§ **Exercise material**:
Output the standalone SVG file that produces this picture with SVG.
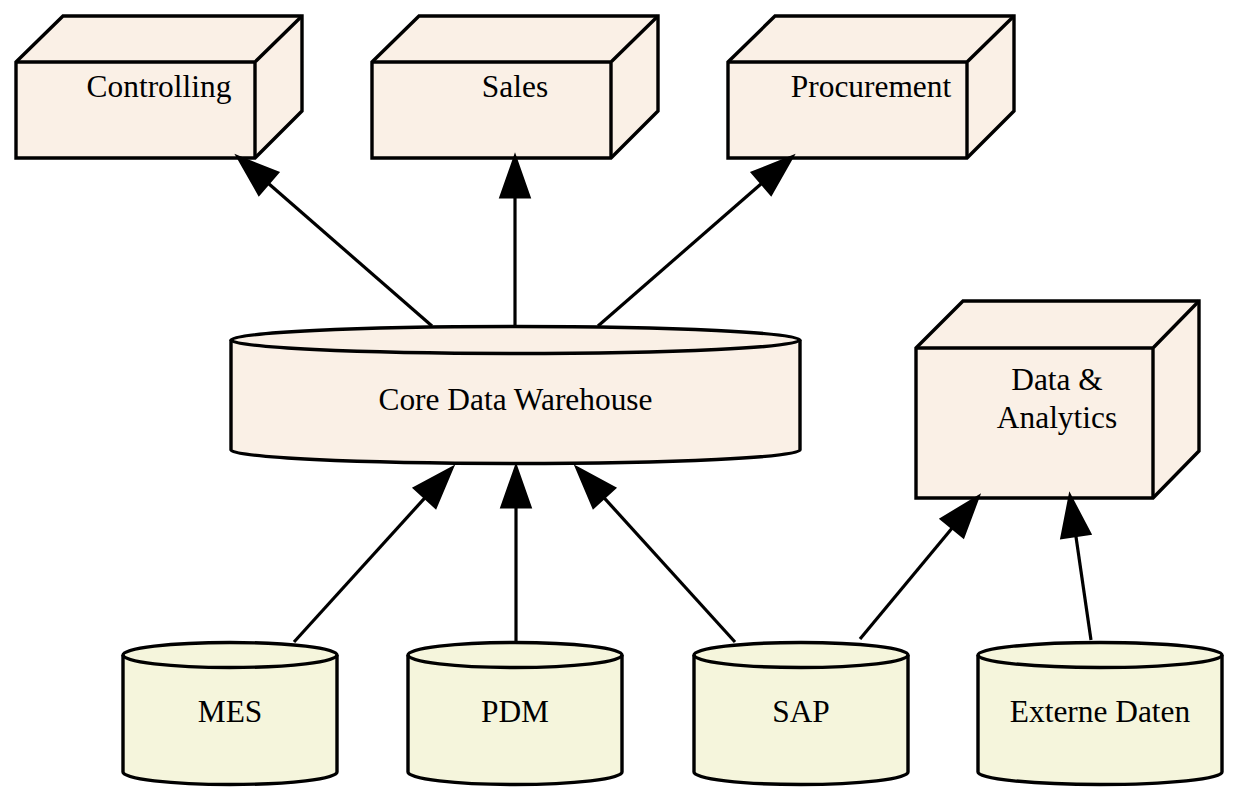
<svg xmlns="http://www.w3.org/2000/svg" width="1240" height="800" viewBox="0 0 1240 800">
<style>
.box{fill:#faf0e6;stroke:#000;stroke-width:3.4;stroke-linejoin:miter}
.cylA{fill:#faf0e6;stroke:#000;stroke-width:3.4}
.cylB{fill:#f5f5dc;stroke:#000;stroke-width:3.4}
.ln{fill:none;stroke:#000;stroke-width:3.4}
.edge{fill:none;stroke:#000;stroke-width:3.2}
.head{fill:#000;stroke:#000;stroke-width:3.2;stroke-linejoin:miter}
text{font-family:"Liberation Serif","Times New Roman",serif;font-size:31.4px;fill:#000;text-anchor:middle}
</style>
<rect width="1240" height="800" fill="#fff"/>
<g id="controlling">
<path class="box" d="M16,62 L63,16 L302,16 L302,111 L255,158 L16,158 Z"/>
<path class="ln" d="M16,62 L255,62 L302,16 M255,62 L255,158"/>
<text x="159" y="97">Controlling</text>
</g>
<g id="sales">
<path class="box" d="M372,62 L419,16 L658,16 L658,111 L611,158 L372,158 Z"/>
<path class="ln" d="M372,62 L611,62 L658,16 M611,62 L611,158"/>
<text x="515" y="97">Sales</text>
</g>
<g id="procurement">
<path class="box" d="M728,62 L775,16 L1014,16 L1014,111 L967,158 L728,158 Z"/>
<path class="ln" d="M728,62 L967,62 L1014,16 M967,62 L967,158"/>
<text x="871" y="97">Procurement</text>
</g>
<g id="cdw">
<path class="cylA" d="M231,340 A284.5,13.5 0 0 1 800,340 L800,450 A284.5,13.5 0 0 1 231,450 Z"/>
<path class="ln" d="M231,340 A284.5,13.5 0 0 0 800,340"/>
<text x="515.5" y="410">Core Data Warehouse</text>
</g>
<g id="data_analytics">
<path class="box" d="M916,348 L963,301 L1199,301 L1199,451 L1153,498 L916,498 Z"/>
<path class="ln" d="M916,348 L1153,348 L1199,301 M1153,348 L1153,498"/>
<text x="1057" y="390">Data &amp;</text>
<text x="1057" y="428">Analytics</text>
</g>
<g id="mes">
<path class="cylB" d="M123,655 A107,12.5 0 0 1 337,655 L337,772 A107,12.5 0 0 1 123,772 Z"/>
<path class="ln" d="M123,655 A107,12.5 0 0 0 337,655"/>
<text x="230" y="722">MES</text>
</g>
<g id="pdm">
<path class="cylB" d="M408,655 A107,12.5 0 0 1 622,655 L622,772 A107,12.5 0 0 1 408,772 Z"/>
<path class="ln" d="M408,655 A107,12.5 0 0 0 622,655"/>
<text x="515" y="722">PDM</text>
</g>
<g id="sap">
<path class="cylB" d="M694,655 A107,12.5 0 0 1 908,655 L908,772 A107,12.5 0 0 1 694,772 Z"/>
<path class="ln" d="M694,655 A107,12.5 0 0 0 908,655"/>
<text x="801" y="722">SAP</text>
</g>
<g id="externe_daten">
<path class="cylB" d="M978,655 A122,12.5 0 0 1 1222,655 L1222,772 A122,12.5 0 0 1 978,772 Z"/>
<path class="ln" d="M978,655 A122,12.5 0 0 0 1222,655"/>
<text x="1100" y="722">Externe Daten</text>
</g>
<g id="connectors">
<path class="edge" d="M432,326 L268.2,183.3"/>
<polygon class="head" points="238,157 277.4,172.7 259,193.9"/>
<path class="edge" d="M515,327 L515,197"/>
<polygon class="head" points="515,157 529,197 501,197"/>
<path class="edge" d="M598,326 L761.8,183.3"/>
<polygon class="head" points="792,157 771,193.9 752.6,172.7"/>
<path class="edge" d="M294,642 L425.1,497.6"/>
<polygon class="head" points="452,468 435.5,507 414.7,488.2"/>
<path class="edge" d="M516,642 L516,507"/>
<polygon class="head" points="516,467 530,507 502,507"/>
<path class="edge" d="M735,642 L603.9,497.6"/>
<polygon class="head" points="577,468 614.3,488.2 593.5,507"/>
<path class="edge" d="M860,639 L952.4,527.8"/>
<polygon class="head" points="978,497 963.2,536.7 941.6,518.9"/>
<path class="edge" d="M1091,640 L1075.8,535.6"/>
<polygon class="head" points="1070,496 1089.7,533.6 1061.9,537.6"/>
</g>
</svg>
...
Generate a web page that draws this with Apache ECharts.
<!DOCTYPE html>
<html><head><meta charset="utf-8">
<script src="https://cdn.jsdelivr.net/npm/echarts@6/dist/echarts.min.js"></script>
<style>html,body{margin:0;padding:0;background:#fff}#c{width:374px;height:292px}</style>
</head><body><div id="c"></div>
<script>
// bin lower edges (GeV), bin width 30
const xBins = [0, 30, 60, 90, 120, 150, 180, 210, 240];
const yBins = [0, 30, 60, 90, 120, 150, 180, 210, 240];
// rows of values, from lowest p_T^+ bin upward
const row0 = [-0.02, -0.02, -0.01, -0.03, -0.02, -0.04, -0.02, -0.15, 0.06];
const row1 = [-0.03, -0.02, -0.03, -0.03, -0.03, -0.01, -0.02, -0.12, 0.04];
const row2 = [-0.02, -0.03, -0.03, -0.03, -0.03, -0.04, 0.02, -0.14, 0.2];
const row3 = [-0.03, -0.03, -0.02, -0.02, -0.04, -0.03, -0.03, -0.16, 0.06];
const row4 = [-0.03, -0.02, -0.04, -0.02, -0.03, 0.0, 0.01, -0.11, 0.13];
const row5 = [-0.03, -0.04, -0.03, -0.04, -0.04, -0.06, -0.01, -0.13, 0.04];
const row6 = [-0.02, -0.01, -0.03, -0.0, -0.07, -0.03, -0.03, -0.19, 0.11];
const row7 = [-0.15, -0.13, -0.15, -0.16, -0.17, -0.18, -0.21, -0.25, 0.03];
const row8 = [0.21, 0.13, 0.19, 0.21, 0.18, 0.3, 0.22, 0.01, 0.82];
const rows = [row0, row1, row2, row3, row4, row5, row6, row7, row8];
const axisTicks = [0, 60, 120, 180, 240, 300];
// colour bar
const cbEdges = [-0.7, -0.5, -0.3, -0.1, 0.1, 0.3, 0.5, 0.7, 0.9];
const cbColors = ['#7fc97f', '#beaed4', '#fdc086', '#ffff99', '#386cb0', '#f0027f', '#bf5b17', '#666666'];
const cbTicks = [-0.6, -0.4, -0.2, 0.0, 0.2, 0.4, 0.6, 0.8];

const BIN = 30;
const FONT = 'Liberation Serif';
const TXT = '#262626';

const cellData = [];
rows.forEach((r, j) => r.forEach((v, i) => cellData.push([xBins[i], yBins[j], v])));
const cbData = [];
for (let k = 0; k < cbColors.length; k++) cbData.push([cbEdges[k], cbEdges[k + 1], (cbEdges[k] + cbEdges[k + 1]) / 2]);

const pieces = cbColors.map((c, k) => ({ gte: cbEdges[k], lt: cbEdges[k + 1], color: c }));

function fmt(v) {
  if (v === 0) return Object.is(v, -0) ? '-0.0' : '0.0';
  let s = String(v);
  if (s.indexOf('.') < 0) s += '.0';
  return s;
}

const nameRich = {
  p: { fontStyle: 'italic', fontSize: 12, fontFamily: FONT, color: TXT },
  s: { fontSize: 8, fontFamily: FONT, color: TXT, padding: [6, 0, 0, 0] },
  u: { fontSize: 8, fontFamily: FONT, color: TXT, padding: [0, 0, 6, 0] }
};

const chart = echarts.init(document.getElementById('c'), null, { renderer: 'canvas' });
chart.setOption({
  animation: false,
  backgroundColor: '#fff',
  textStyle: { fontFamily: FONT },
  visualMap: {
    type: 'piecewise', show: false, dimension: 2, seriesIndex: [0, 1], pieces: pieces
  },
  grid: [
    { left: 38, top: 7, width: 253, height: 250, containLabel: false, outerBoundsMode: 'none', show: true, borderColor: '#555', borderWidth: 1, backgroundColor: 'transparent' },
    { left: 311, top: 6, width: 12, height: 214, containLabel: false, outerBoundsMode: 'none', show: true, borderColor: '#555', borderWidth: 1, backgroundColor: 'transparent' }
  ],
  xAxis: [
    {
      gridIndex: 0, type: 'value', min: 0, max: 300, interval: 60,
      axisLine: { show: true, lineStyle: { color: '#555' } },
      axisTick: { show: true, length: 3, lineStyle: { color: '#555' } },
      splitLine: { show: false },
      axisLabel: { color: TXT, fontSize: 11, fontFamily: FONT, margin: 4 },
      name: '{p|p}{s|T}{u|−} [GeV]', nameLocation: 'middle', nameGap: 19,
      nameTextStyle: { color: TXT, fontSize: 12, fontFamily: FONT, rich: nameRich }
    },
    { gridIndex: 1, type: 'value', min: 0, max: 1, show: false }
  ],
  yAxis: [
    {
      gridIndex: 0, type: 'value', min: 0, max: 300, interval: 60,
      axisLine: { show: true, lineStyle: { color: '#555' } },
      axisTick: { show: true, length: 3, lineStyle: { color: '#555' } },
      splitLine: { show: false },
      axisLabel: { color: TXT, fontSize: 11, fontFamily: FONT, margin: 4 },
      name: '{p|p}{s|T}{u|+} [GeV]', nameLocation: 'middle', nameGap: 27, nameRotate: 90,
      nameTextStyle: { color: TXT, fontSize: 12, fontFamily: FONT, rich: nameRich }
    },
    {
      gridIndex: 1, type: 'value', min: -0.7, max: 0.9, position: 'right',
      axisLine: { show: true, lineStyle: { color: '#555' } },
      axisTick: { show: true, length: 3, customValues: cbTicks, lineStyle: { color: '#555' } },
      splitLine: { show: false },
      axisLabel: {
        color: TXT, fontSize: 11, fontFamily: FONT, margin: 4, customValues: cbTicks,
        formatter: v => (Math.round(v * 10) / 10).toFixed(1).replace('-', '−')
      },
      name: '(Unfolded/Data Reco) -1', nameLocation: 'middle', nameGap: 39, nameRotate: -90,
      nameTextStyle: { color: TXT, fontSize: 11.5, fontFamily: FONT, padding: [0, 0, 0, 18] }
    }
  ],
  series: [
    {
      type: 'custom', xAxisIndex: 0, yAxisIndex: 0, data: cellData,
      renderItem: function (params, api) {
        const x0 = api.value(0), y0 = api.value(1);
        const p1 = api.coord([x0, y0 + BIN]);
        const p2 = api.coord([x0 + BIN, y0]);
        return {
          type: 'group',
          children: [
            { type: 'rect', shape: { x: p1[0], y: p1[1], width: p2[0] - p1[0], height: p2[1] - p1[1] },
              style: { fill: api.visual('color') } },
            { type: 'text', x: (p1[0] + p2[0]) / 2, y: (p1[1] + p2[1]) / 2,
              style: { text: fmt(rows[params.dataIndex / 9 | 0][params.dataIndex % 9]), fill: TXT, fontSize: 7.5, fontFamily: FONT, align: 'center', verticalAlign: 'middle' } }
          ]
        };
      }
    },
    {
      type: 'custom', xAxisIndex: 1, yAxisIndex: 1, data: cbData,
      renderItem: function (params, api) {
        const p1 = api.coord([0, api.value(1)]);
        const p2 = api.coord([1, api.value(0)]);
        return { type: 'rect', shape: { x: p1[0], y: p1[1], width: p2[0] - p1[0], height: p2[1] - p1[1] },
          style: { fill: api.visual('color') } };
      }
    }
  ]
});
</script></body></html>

§ **Given exercise**: Retype, in the same exact form, the lines of the material above from the line holding "Generate a web" through the line holding "const cbTicks = [-0.6, -0.4, -0.2, 0.0, 0.2, 0.4, 0.6, 0.8];".

§ **Task solution**:
Generate a web page that draws this with Apache ECharts.
<!DOCTYPE html>
<html><head><meta charset="utf-8">
<script src="https://cdn.jsdelivr.net/npm/echarts@6/dist/echarts.min.js"></script>
<style>html,body{margin:0;padding:0;background:#fff}#c{width:374px;height:292px}</style>
</head><body><div id="c"></div>
<script>
// bin lower edges (GeV), bin width 30
const xBins = [0, 30, 60, 90, 120, 150, 180, 210, 240];
const yBins = [0, 30, 60, 90, 120, 150, 180, 210, 240];
// rows of values, from lowest p_T^+ bin upward
const row0 = [-0.02, -0.02, -0.01, -0.03, -0.02, -0.04, -0.02, -0.15, 0.06];
const row1 = [-0.03, -0.02, -0.03, -0.03, -0.03, -0.01, -0.02, -0.12, 0.04];
const row2 = [-0.02, -0.03, -0.03, -0.03, -0.03, -0.04, 0.02, -0.14, 0.2];
const row3 = [-0.03, -0.03, -0.02, -0.02, -0.04, -0.03, -0.03, -0.16, 0.06];
const row4 = [-0.03, -0.02, -0.04, -0.02, -0.03, 0.0, 0.01, -0.11, 0.13];
const row5 = [-0.03, -0.04, -0.03, -0.04, -0.04, -0.06, -0.01, -0.13, 0.04];
const row6 = [-0.02, -0.01, -0.03, -0.0, -0.07, -0.03, -0.03, -0.19, 0.11];
const row7 = [-0.15, -0.13, -0.15, -0.16, -0.17, -0.18, -0.21, -0.25, 0.03];
const row8 = [0.21, 0.13, 0.19, 0.21, 0.18, 0.3, 0.22, 0.01, 0.82];
const rows = [row0, row1, row2, row3, row4, row5, row6, row7, row8];
const axisTicks = [0, 60, 120, 180, 240, 300];
// colour bar
const cbEdges = [-0.7, -0.5, -0.3, -0.1, 0.1, 0.3, 0.5, 0.7, 0.9];
const cbColors = ['#7fc97f', '#beaed4', '#fdc086', '#ffff99', '#386cb0', '#f0027f', '#bf5b17', '#666666'];
const cbTicks = [-0.6, -0.4, -0.2, 0.0, 0.2, 0.4, 0.6, 0.8];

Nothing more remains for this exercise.